I want to point out that she was not going out of her way to rebuke me or others, but she was willing to receive rebuke. One time as Abouna Kyrillos and I were visiting her in her house, she joked that she was jealous of someone. It was said totally jokingly, very similar to a modern colloquial of “No way! I’m so jealous!” and meant in a positive way. Not five minutes passed, and (probably at some prompting of her beloved Baba) she burst into tears. “I should not be jealous, Abouna!” [Note: I was never a real Abouna to her, ‘Abouna’ means Abouna Kyrillos] Abouna tried to console her and tell her that it was okay, that we knew she was just joking, but she would not be consoled by those words, “No! I was wrong, I should not be jealous, forgive me, please!” She only was fine when she was excused for her error. Abouna Kyrillos could have been her son when it comes to age, but the way she humbled herself before him and took every word of his as though from the Lord, was so deeply beautiful.

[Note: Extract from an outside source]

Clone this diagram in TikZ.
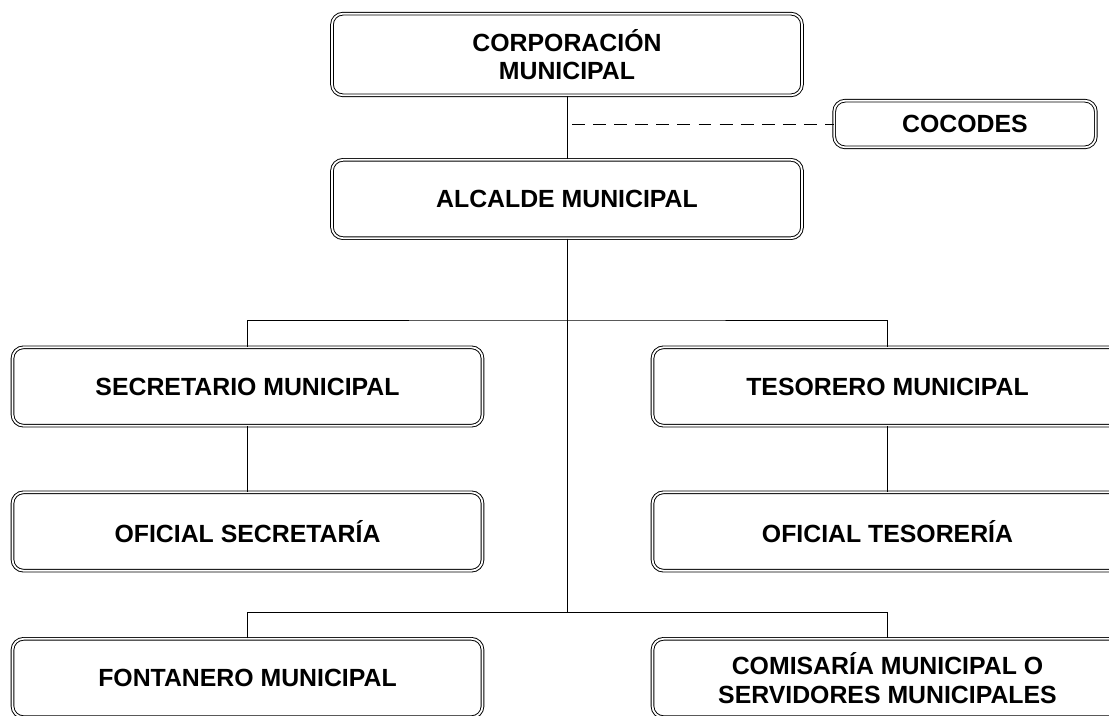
\documentclass[tikz,border=0pt]{standalone}
\usepackage{fontspec}
\setmainfont{Liberation Sans}
\usetikzlibrary{positioning}

\begin{document}
\begin{tikzpicture}[x=.03cm,y=-.03cm,
  puesto/.style={draw,double,double distance=1.5pt,line width=.8pt,rounded corners=.33cm,fill=white,
    minimum width=14.1cm,minimum height=2.35cm,align=center,inner sep=0pt,
    font=\fontsize{21.2}{24.5}\selectfont\bfseries},
  linea/.style={line width=.8pt}]
\useasboundingbox (0,0) rectangle (1109,715);
\clip (0,0) rectangle (1109,715);
\node[puesto,minimum height=2.45cm] (corp) at (567,54.5){CORPORACIÓN\\MUNICIPAL};
\node[puesto,minimum width=7.85cm,minimum height=1.4cm] (cocodes) at (965,124){COCODES};
\node[puesto] (alc) at (567,199){ALCALDE MUNICIPAL};
\node[puesto] (sec) at (247.5,386.5){SECRETARIO MUNICIPAL};
\node[puesto] (ofsec) at (247.5,531.5){OFICIAL SECRETARÍA};
\node[puesto] (tes) at (887.5,386.5){TESORERO MUNICIPAL};
\node[puesto] (oftes) at (887.5,531.5){OFICIAL TESORERÍA};
\node[puesto] (fon) at (247.5,678){FONTANERO MUNICIPAL};
\node[puesto] (com) at (887.5,678){COMISARÍA MUNICIPAL O\\SERVIDORES MUNICIPALES};
\coordinate (d) at (572,124);
\coordinate (j1) at (567,320);
\coordinate (j2) at (567,612);
% lineas de mando
\draw[linea] (corp) -- (alc);
\draw[linea,dash pattern=on 11pt off 7pt] (d) -- (cocodes);
\draw[linea] (alc) -- (j2);
\draw[linea] (sec.north) |- (j1) -| (tes.north);
\draw[linea] (sec) -- (ofsec);
\draw[linea] (tes) -- (oftes);
\draw[linea] (fon.north) |- (j2) -| (com.north);
\end{tikzpicture}
\end{document}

Much more could be written, but I will end it there this year, possibly to write again in future years. I will say that I miss her immensely, I miss her joy, her smiles, her love and her adorable personality. I miss the presence of holiness that we had, the balm of simply looking at her, and the random calls when I am slipping up and need a friendly hand to set me on the straight and narrow. I miss her Christocentricity, her realness, and her unwavering love.
Tunt Samira on the eve of her departure, October 22, 2015
Beloved Tunt Samira, on this, the third year of your departure, please, pray for us struggling here below at the Throne of Grace. Accompany us in our hardships, please, and ask Him to forgive us our sins. I love and miss you, tunt.